Listen: Health and Wellness podcast: Infectious disease specialist talks COVID-19
“What we need to do now is just make sure that we’re protecting those folks who are at the highest risk,” Dr. Cauwels said.
He said more and more patients are seeking care weeks and months after a COVID-19 case with lingering health concerns. The World Health Organization said nearly 100 million are suffering from “long COVID” effects, which can include lung, heart and neurologic concerns.
While there is not widespread treatment for “long COVID” at this time, Dr. Cauwels recommends seeing your primary care provider who may refer you to a specialist to properly address your needs.
A recently published study from the Lancet Diabetes and Endocrinology Journal found an increased risk of diabetes within a year of recovering from COVID-19.
“It’s something you only really truly understand as you start to look at the population as a whole and realize that the incidence of diabetes is increasing during all of this,” Dr. Cauwels said. “I think those are the main reasons why preventing people from getting infected and making sure they get their vaccines is extremely important to make sure they are as protected as possible.”
One thing providers see routinely, he said, are patients who test positive for COVID-19 after being vaccinated have a fairly mild disease with little chance of developing complications later.
The FDA delayed its decision to authorize the use of the Pfizer vaccine for younger children until data on the effects of three doses is available.
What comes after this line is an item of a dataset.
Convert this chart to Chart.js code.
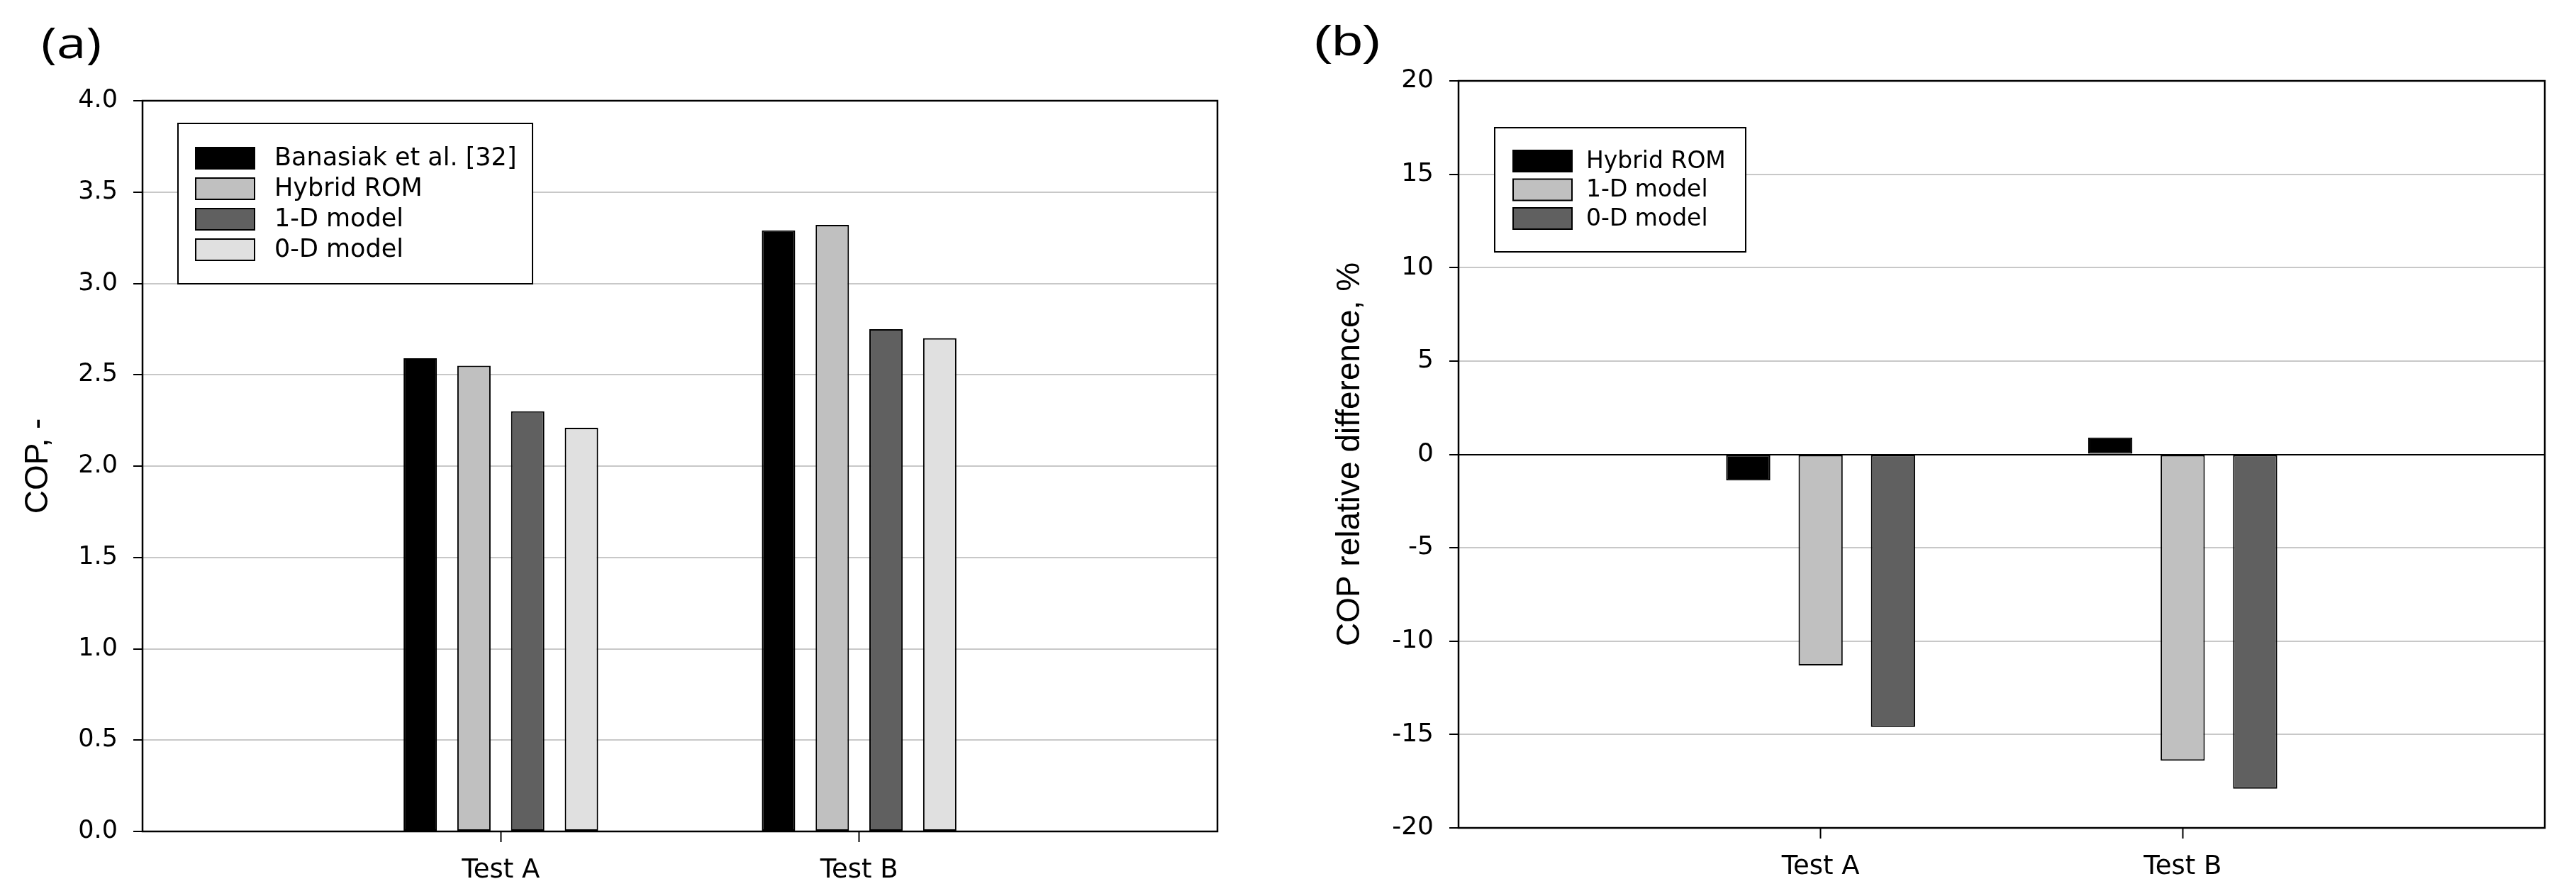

The data originally presented didn’t do the job it was supposed to do – to prove the vaccine effectiveness in the doses chosen for small children.
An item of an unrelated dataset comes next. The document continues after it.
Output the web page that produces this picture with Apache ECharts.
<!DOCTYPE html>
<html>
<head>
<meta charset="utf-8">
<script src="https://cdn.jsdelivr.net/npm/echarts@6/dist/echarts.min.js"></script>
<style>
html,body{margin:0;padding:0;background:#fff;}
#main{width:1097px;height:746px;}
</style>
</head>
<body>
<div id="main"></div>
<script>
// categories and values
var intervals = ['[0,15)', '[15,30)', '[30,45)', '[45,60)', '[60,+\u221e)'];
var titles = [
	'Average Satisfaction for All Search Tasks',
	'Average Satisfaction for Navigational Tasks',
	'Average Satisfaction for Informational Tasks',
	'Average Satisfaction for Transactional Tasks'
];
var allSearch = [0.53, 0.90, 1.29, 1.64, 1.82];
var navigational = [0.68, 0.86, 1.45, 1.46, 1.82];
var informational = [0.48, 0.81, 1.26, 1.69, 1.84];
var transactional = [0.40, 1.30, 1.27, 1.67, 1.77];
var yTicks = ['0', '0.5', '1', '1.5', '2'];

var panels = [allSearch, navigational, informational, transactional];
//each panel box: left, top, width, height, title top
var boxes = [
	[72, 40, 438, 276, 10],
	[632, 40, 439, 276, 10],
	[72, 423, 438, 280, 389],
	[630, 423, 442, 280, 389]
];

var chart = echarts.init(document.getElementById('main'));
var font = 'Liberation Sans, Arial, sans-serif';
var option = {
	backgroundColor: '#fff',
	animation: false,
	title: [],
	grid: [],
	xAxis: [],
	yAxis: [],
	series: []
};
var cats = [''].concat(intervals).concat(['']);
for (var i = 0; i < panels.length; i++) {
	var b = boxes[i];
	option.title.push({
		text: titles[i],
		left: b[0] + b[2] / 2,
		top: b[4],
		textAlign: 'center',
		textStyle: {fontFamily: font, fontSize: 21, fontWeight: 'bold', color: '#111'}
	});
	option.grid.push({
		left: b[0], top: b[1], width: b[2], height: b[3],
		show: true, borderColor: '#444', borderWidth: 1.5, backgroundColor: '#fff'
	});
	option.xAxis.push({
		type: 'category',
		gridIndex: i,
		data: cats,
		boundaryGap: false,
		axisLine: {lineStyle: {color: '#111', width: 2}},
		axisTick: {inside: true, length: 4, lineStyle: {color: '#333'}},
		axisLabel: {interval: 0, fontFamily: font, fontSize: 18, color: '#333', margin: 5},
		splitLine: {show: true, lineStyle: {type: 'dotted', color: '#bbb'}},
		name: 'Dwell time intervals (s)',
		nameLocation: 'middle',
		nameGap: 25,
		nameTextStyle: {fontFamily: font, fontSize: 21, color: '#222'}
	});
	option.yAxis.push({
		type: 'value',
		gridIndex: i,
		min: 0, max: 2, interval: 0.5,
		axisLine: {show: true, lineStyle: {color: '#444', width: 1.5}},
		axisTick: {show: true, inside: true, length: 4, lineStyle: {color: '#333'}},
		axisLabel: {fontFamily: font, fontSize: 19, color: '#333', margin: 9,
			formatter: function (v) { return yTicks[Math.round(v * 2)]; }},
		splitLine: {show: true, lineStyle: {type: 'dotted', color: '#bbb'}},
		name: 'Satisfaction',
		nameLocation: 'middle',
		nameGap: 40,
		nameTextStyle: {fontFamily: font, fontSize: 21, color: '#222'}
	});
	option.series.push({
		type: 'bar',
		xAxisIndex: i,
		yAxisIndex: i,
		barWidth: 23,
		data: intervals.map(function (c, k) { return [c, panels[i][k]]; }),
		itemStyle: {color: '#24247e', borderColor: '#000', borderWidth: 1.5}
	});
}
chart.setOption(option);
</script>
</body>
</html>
“Adjusting that dose is fine and what we do in almost all dose studies for most vaccines,” Dr. Cauwels said. “In most cases, we’re not under this kind of a time crunch so that’s why waiting for this one seems like it’s a step or two longer than it was in the past.”
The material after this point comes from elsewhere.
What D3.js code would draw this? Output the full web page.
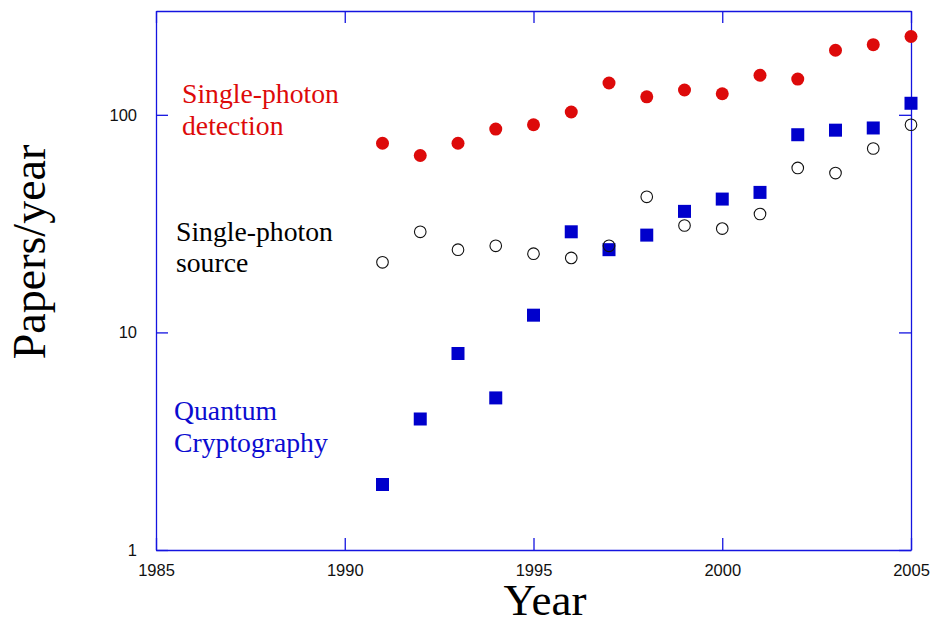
<!DOCTYPE html>
<html>
<head>
<meta charset="utf-8">
<script src="https://cdn.jsdelivr.net/npm/d3@7"></script>
<style>
  body { margin: 0; background: #fff; }
</style>
</head>
<body>
<svg id="chart"></svg>
<script>
// data
var years = [1991, 1992, 1993, 1994, 1995, 1996, 1997, 1998, 1999, 2000, 2001, 2002, 2003, 2004, 2005];
var detection = [74, 65, 74, 86, 90, 103, 140, 121, 130, 125, 152, 146, 198, 210, 229];
var photonSource = [21, 29, 24, 25, 23, 22, 25, 42, 31, 30, 35, 57, 54, 70, 90];
var cryptography = [2, 4, 8, 5, 12, 29, 24, 28, 36, 41, 44, 81, 85, 87, 113];
var xTicks = [1985, 1990, 1995, 2000, 2005];
var yTicks = [1, 10, 100];

// parameters
var width = 932;
var height = 623;
var plotLeft = 156, plotRight = 911, plotTop = 11, plotBottom = 550;
var axisColor = "#1414e0";

var svg = d3.select("#chart");
svg.attr("width", width);
svg.attr("height", height);

var x = d3.scaleLinear().domain([1985, 2005]).range([plotLeft, plotRight]);
var y = d3.scaleLog().domain([1, 300]).range([plotBottom, plotTop]);

// axes, ticks point inwards
var bottomAxis = svg.append("g")
  .attr("transform", "translate(0," + plotBottom + ")")
  .call(d3.axisBottom(x).tickValues(xTicks).tickFormat(d3.format("d"))
    .tickSizeInner(-12).tickSizeOuter(0).tickPadding(14));

var topAxis = svg.append("g")
  .attr("transform", "translate(0," + plotTop + ")")
  .call(d3.axisTop(x).tickValues(xTicks).tickFormat("")
    .tickSizeInner(-12).tickSizeOuter(0));

var leftAxis = svg.append("g")
  .attr("transform", "translate(" + plotLeft + ",0)")
  .call(d3.axisLeft(y).tickValues(yTicks).tickFormat(d3.format("d"))
    .tickSizeInner(-12).tickSizeOuter(0).tickPadding(19));

var rightAxis = svg.append("g")
  .attr("transform", "translate(" + plotRight + ",0)")
  .call(d3.axisRight(y).tickValues(yTicks).tickFormat("")
    .tickSizeInner(-12).tickSizeOuter(0));

[bottomAxis, topAxis, leftAxis, rightAxis].forEach(function (g) {
  g.select(".domain").attr("stroke", axisColor).attr("stroke-width", 1.3);
  g.selectAll(".tick line").attr("stroke", axisColor).attr("stroke-width", 1.3);
  g.selectAll(".tick text")
    .attr("fill", "#111")
    .style("font-family", "Liberation Sans, Arial, sans-serif")
    .style("font-size", "16.5px");
});

// axis titles
svg.append("text")
  .attr("x", 545)
  .attr("y", 615)
  .attr("text-anchor", "middle")
  .style("font-family", "Liberation Serif, Times New Roman, serif")
  .style("font-size", "45px")
  .text("Year");

svg.append("text")
  .attr("transform", "translate(45,252) rotate(-90)")
  .attr("text-anchor", "middle")
  .style("font-family", "Liberation Serif, Times New Roman, serif")
  .style("font-size", "46px")
  .text("Papers/year");

// series labels
function label(lines, lx, ly, color) {
  var t = svg.append("text")
    .attr("x", lx)
    .attr("y", ly)
    .attr("fill", color)
    .style("font-family", "Liberation Serif, Times New Roman, serif")
    .style("font-size", "27.7px");
  lines.forEach(function (s, i) {
    t.append("tspan").attr("x", lx).attr("dy", i == 0 ? 0 : 31.5).text(s);
  });
}
label(["Single-photon", "detection"], 182, 103, "#dd0a0a");
label(["Single-photon", "source"], 176, 240.5, "#000");
label(["Quantum", "Cryptography"], 174, 420, "#0c0cd0");

// quantum cryptography squares
var sq = 13;
for (var i = 0; i < years.length; i += 1) {
  svg.append("rect")
    .attr("x", x(years[i]) - sq / 2)
    .attr("y", y(cryptography[i]) - sq / 2)
    .attr("width", sq)
    .attr("height", sq)
    .attr("fill", "#0000cc");
}

// detection filled circles
for (var i = 0; i < years.length; i += 1) {
  svg.append("circle")
    .attr("cx", x(years[i]))
    .attr("cy", y(detection[i]))
    .attr("r", 6.5)
    .attr("fill", "#dd0a0a");
}

// source open circles
for (var i = 0; i < years.length; i += 1) {
  svg.append("circle")
    .attr("cx", x(years[i]))
    .attr("cy", y(photonSource[i]))
    .attr("r", 5.8)
    .attr("fill", "none")
    .attr("stroke", "#111")
    .attr("stroke-width", 1.1);
}
</script>
</body>
</html>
It’s an all-hands-on-deck situation to make sure the vaccine is safe and effective for kids in that age group before it’s submitted for use and brought to the market.
Right now, the vaccine is available, safe and effective, for kids 5 years and older.
Watch: What you need to know about the COVID-19 vaccine for kids 5+
The vaccine for kids has proven “extraordinarily protective” in preventing common life-threatening issues with COVID-19, Dr. Cauwels said, like a multisystem inflammatory syndrome (MIS-C) up to two months after infection.
Additionally, long-term “long COVID” effects are common in both children just like they are in adults.
New data shows women who are pregnant are more likely to get infected than non-pregnant women.
“The analysis, based on medical records of nearly 14 million U.S. patients since coronavirus immunization became available, found that pregnant people who are vaccinated have the greatest risk of developing COVID among a dozen medical states, including being an organ transplant recipient and having cancer,” the Washington Post states.
It’s still important for women who are pregnant, looking to become pregnant or breastfeeding to be vaccinated. It not only helps protect mom during pregnancy, but also reduces the risk of serious illness and complications.
New data, published by the Centers for Disease Control and Prevention, links COVID-19 infection in pregnancy to a higher risk of stillbirth or miscarriage, severe illness and potentially needing intensive care.
Additionally, evidence about the safety of the vaccination during pregnancy continues to grow.
Read: Pregnant or breastfeeding? CDC says to get COVID-19 vaccine
Keeping women out of the hospital, reducing the risk for issues and protecting baby are some big wins for the vaccine, according to Dr. Cauwels.
“Getting that vaccine either before you get pregnant, or as soon as you find out is absolutely a key to making sure you’re protecting yourself as well as possible.”